-- Records to process --
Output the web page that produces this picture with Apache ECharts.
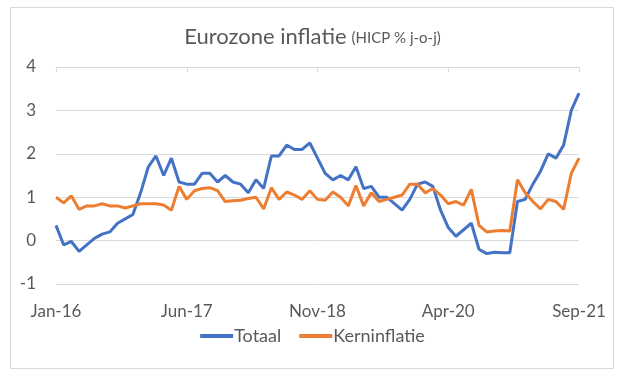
<!DOCTYPE html>
<html>
<head>
<meta charset="utf-8">
<script src="https://cdn.jsdelivr.net/npm/echarts@6/dist/echarts.min.js"></script>
<style>html,body{margin:0;padding:0;background:#fff;}#c{width:625px;height:374px;}</style>
</head>
<body>
<div id="c"></div>
<script>
const months = (function(){
  const m = ['Jan','Feb','Mar','Apr','May','Jun','Jul','Aug','Sep','Oct','Nov','Dec'];
  const out = [];
  for (let y = 16; y <= 21; y++) for (let i = 0; i < 12; i++) {
    if (y === 21 && i > 8) break;
    out.push(m[i] + '-' + y);
  }
  return out;
})();
const totaal = [
  0.35,-0.1,-0.02,-0.25,-0.1,0.05,0.15,0.2,0.4,0.5,0.6,1.1,
  1.7,1.95,1.5,1.9,1.35,1.3,1.3,1.55,1.55,1.35,1.5,1.35,
  1.3,1.1,1.4,1.2,1.95,1.95,2.2,2.1,2.1,2.25,1.9,1.55,
  1.4,1.5,1.4,1.7,1.2,1.25,1.0,1.0,0.85,0.7,0.95,1.3,
  1.35,1.25,0.7,0.3,0.1,0.25,0.4,-0.2,-0.3,-0.27,-0.28,-0.28,
  0.9,0.95,1.3,1.6,2.0,1.9,2.2,3.0,3.4
];
const kern = [
  1.0,0.87,1.03,0.72,0.8,0.8,0.85,0.8,0.8,0.75,0.8,0.85,
  0.85,0.85,0.82,0.7,1.25,0.95,1.15,1.2,1.22,1.15,0.9,0.92,
  0.93,0.97,1.0,0.73,1.22,0.95,1.12,1.05,0.95,1.15,0.95,0.93,
  1.12,1.0,0.8,1.27,0.8,1.1,0.9,0.95,1.0,1.05,1.3,1.3,
  1.1,1.2,1.05,0.85,0.9,0.82,1.18,0.35,0.2,0.22,0.23,0.22,
  1.4,1.1,0.9,0.73,0.95,0.9,0.72,1.55,1.9
];
const yMin = -1, yMax = 4, yStep = 1;

const chart = echarts.init(document.getElementById('c'));
const grey = '#595959';
chart.setOption({
  animation: false,
  graphic: [{
    type: 'rect', left: 8, top: 5,
    shape: {width: 603, height: 361},
    style: {fill: 'none', stroke: '#D9D9D9', lineWidth: 1}
  }],
  title: {
    text: '{a|Eurozone inflatie} {b|(HICP % j-o-j)}',
    left: 'center', top: 21,
    textStyle: {
      fontWeight: 'normal',
      rich: {
        a: {fontFamily: 'Lato', fontSize: 22, fontWeight: 'normal', color: grey},
        b: {fontFamily: 'Lato', fontSize: 15, fontWeight: 'normal', color: grey, padding: [3,0,0,0]}
      }
    }
  },
  legend: {
    bottom: 24, left: 'center',
    itemWidth: 33, itemHeight: 4, itemGap: 18,
    icon: 'rect',
    textStyle: {fontFamily: 'Lato', fontSize: 18, color: grey, padding: [0,0,0,-4]},
    data: ['Totaal', 'Kerninflatie']
  },
  grid: {left: 56, right: 46, top: 67, bottom: 90},
  xAxis: [{
    type: 'category', data: months, boundaryGap: false,
    axisLine: {show: false},
    axisTick: {show: false},
    axisLabel: {interval: 16, margin: 19, fontFamily: 'Lato', fontSize: 17, color: grey},
    splitLine: {show: false}
  }, {
    type: 'category', data: months, boundaryGap: false, position: 'top',
    axisLine: {show: true, onZero: true, lineStyle: {color: '#D9D9D9', width: 1}},
    axisTick: {show: true, interval: 16, inside: true, length: 5, lineStyle: {color: '#D9D9D9'}},
    axisLabel: {show: false},
    splitLine: {show: false}
  }],
  yAxis: {
    type: 'value', min: yMin, max: yMax, interval: yStep,
    axisLine: {show: false}, axisTick: {show: false},
    axisLabel: {margin: 20, fontFamily: 'Lato', fontSize: 17, color: grey},
    splitLine: {lineStyle: {color: '#D9D9D9', width: 1}}
  },
  series: [{
    name: 'Totaal', type: 'line', data: totaal, symbol: 'none',
    lineStyle: {color: '#4472C4', width: 3}, itemStyle: {color: '#4472C4'}
  }, {
    name: 'Kerninflatie', type: 'line', data: kern, symbol: 'none',
    lineStyle: {color: '#ED7D31', width: 3}, itemStyle: {color: '#ED7D31'}
  }]
});
</script>
</body>
</html>
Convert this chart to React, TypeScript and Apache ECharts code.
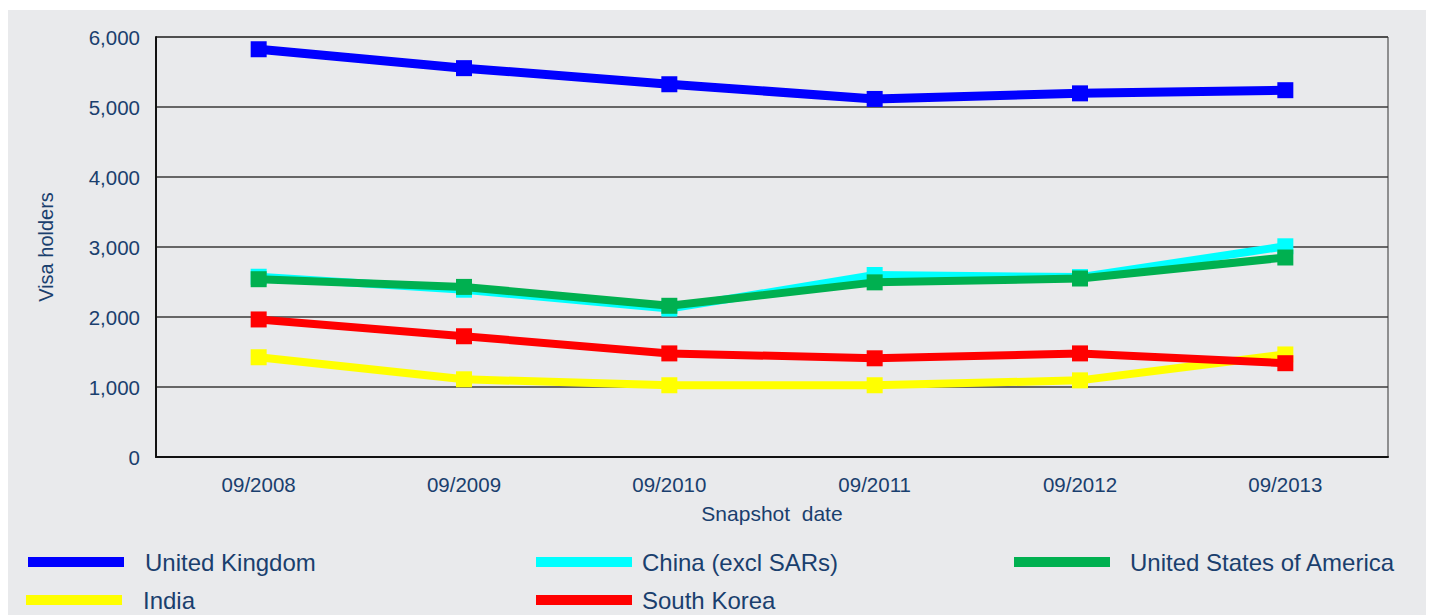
import React, { useEffect, useRef } from "react";
import * as echarts from "echarts";

const categories = ["09/2008", "09/2009", "09/2010", "09/2011", "09/2012", "09/2013"];
const seriesNames = ["United Kingdom", "China (excl SARs)", "United States of America", "India", "South Korea"];
const unitedKingdom = [5825, 5555, 5325, 5115, 5195, 5240];
const china = [2575, 2390, 2120, 2600, 2570, 3010];
const usa = [2540, 2430, 2160, 2495, 2550, 2850];
const india = [1425, 1110, 1025, 1025, 1095, 1465];
const southKorea = [1965, 1725, 1480, 1410, 1480, 1340];
const yTicks = [0, 1000, 2000, 3000, 4000, 5000, 6000];

const colors = ["#0000ff", "#00ffff", "#00b050", "#ffff00", "#ff0000"];
const values = [unitedKingdom, china, usa, india, southKorea];
const textColor = "#1a3f6e";
const font = "Liberation Sans, Arial, sans-serif";

export default function App() {
  const ref = useRef<HTMLDivElement>(null);
  useEffect(() => {
    if (!ref.current) return;
    const chart = echarts.init(ref.current, undefined, { renderer: "svg" });
    const legendPos = [
      { left: 15, top: 535, gap: 16 },
      { left: 523, top: 535, gap: 5 },
      { left: 1001, top: 535, gap: 15 },
      { left: 13, top: 573, gap: 16 },
      { left: 523, top: 573, gap: 5 },
    ];
    chart.setOption({
      animation: false,
      backgroundColor: "#e9eaec",
      textStyle: { fontFamily: font },
      grid: {
        left: 148,
        top: 27,
        right: 46,
        bottom: 158,
        show: true,
        borderColor: "#333",
        borderWidth: 1,
        backgroundColor: "transparent",
      },
      legend: seriesNames.map((n, i) => ({
        data: [n],
        left: legendPos[i].left,
        top: legendPos[i].top,
        icon: "rect",
        itemWidth: 96,
        itemHeight: 10,
        textStyle: { color: textColor, fontSize: 24, fontFamily: font, padding: [0, 0, 0, legendPos[i].gap] },
        selectedMode: false,
      })),
      xAxis: {
        type: "category",
        data: categories,
        boundaryGap: true,
        name: "Snapshot  date",
        nameLocation: "middle",
        nameGap: 46,
        nameTextStyle: { color: textColor, fontSize: 21, fontFamily: font },
        axisLine: { lineStyle: { color: "#111", width: 2 } },
        axisTick: { show: false },
        axisLabel: { color: textColor, fontSize: 20.5, margin: 17, fontFamily: font },
      },
      yAxis: {
        type: "value",
        min: 0,
        max: 6000,
        interval: 1000,
        name: "Visa holders",
        nameLocation: "middle",
        nameRotate: 90,
        nameGap: 100,
        nameTextStyle: { color: textColor, fontSize: 20, fontFamily: font },
        axisLine: { show: true, lineStyle: { color: "#111", width: 2 } },
        axisTick: { show: false },
        axisLabel: {
          color: textColor,
          fontSize: 20.5,
          margin: 16,
          fontFamily: font,
          formatter: (v: number) => (yTicks.includes(v) ? v.toLocaleString("en-US") : ""),
        },
        splitLine: { lineStyle: { color: "#3a3a3a", width: 1.5 } },
      },
      series: seriesNames.map((n, i) => ({
        name: n,
        type: "line",
        data: values[i],
        color: colors[i],
        symbol: "rect",
        symbolSize: 16,
        lineStyle: { width: i === 0 ? 9 : 8, color: colors[i] },
        itemStyle: { color: colors[i] },
        z: 2 + i,
      })),
    });
    return () => chart.dispose();
  }, []);
  return (
    <div
      ref={ref}
      style={{ width: 1426, height: 605, marginTop: 2 }}
    />
  );
}
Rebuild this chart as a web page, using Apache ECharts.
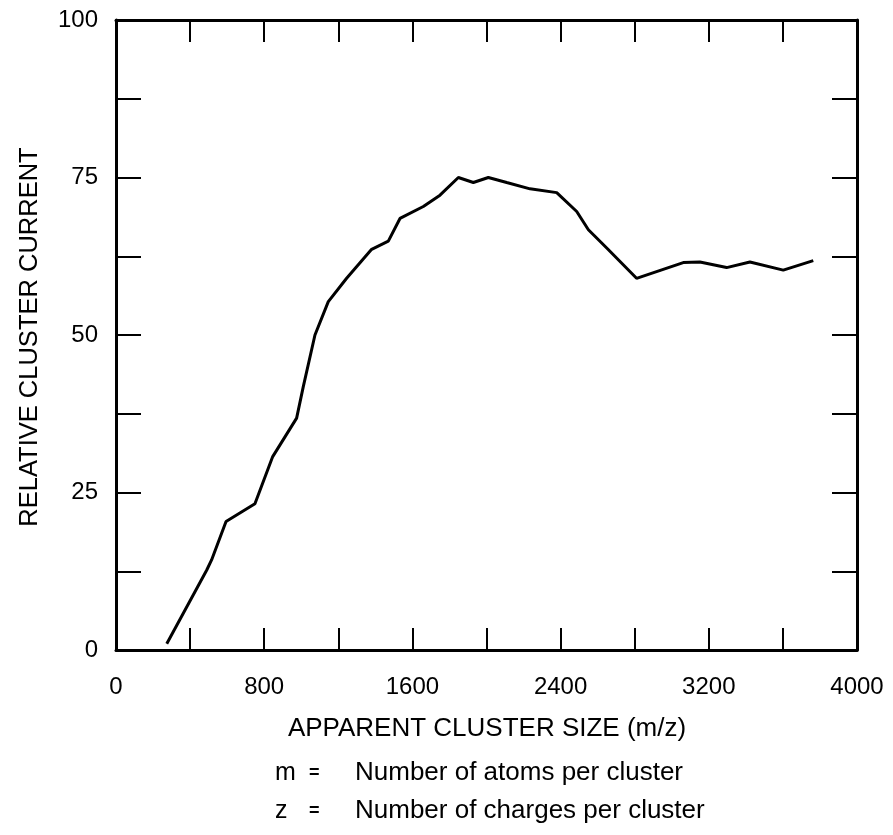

-- What to work on --
Write out again exactly the lines from the start of the data above through the line containing "const yMin = -1, yMax = 4, yStep = 1;", inclusive, excluding any pictures.

-- Complete response --
Output the web page that produces this picture with Apache ECharts.
<!DOCTYPE html>
<html>
<head>
<meta charset="utf-8">
<script src="https://cdn.jsdelivr.net/npm/echarts@6/dist/echarts.min.js"></script>
<style>html,body{margin:0;padding:0;background:#fff;}#c{width:625px;height:374px;}</style>
</head>
<body>
<div id="c"></div>
<script>
const months = (function(){
  const m = ['Jan','Feb','Mar','Apr','May','Jun','Jul','Aug','Sep','Oct','Nov','Dec'];
  const out = [];
  for (let y = 16; y <= 21; y++) for (let i = 0; i < 12; i++) {
    if (y === 21 && i > 8) break;
    out.push(m[i] + '-' + y);
  }
  return out;
})();
const totaal = [
  0.35,-0.1,-0.02,-0.25,-0.1,0.05,0.15,0.2,0.4,0.5,0.6,1.1,
  1.7,1.95,1.5,1.9,1.35,1.3,1.3,1.55,1.55,1.35,1.5,1.35,
  1.3,1.1,1.4,1.2,1.95,1.95,2.2,2.1,2.1,2.25,1.9,1.55,
  1.4,1.5,1.4,1.7,1.2,1.25,1.0,1.0,0.85,0.7,0.95,1.3,
  1.35,1.25,0.7,0.3,0.1,0.25,0.4,-0.2,-0.3,-0.27,-0.28,-0.28,
  0.9,0.95,1.3,1.6,2.0,1.9,2.2,3.0,3.4
];
const kern = [
  1.0,0.87,1.03,0.72,0.8,0.8,0.85,0.8,0.8,0.75,0.8,0.85,
  0.85,0.85,0.82,0.7,1.25,0.95,1.15,1.2,1.22,1.15,0.9,0.92,
  0.93,0.97,1.0,0.73,1.22,0.95,1.12,1.05,0.95,1.15,0.95,0.93,
  1.12,1.0,0.8,1.27,0.8,1.1,0.9,0.95,1.0,1.05,1.3,1.3,
  1.1,1.2,1.05,0.85,0.9,0.82,1.18,0.35,0.2,0.22,0.23,0.22,
  1.4,1.1,0.9,0.73,0.95,0.9,0.72,1.55,1.9
];
const yMin = -1, yMax = 4, yStep = 1;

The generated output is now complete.